JOAQUIM PUEYO - Les fonctionnaires ont été victimes de la détermination d'un commando. C'est la première fois dans notre histoire qu'une escorte est attaquée avec une telle violence. Par le passé, nous avons déjà connu des évasions, notamment lors de transferts dans des hôpitaux, où des surveillants avaient été blessés. Mais jamais rien d'aussi dramatique. En Normandie, le transport du détenu avait été organisé dans les règles, il n'y a pas eu de faille. Il s'agissait d'une escorte dite de niveau 3, mobilisant cinq agents. Cependant, on aurait pu, compte tenu du profil du détenu, leur adjoindre des agents des Éris [équipes régionales d'intervention et de sécurité]. Le garde des Sceaux a expliqué qu'il faudra renforcer ces escortes.
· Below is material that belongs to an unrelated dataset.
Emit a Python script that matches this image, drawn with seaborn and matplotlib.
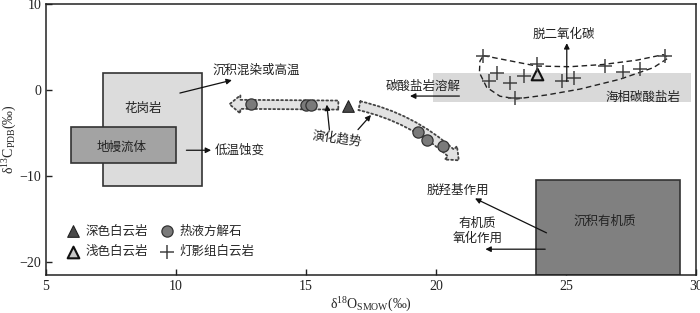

Il existe 50 groupements d'extraction judiciaire en France, chacun devrait pouvoir disposer de véhicules blindés. J'y suis très favorable. S'agissant des armes, l'utilisation de fusils d'assaut par les criminels justifie que le niveau d'armement des équipes soit également renforcé.

Une autre piste est de réaliser les auditions en visio.

Oui, la vidéoconférence existe, elle est surtout développée en matière de droit des étrangers, et la loi la prévoit également en matière pénale. Il faut laisser les juges en prendre la décision au regard du profil du détenu. Par ailleurs, les magistrats et greffiers qui viennent dans les établissements pénitentiaires doivent évidemment pouvoir travailler dans des conditions adaptées à leur mission et à leur sécurité.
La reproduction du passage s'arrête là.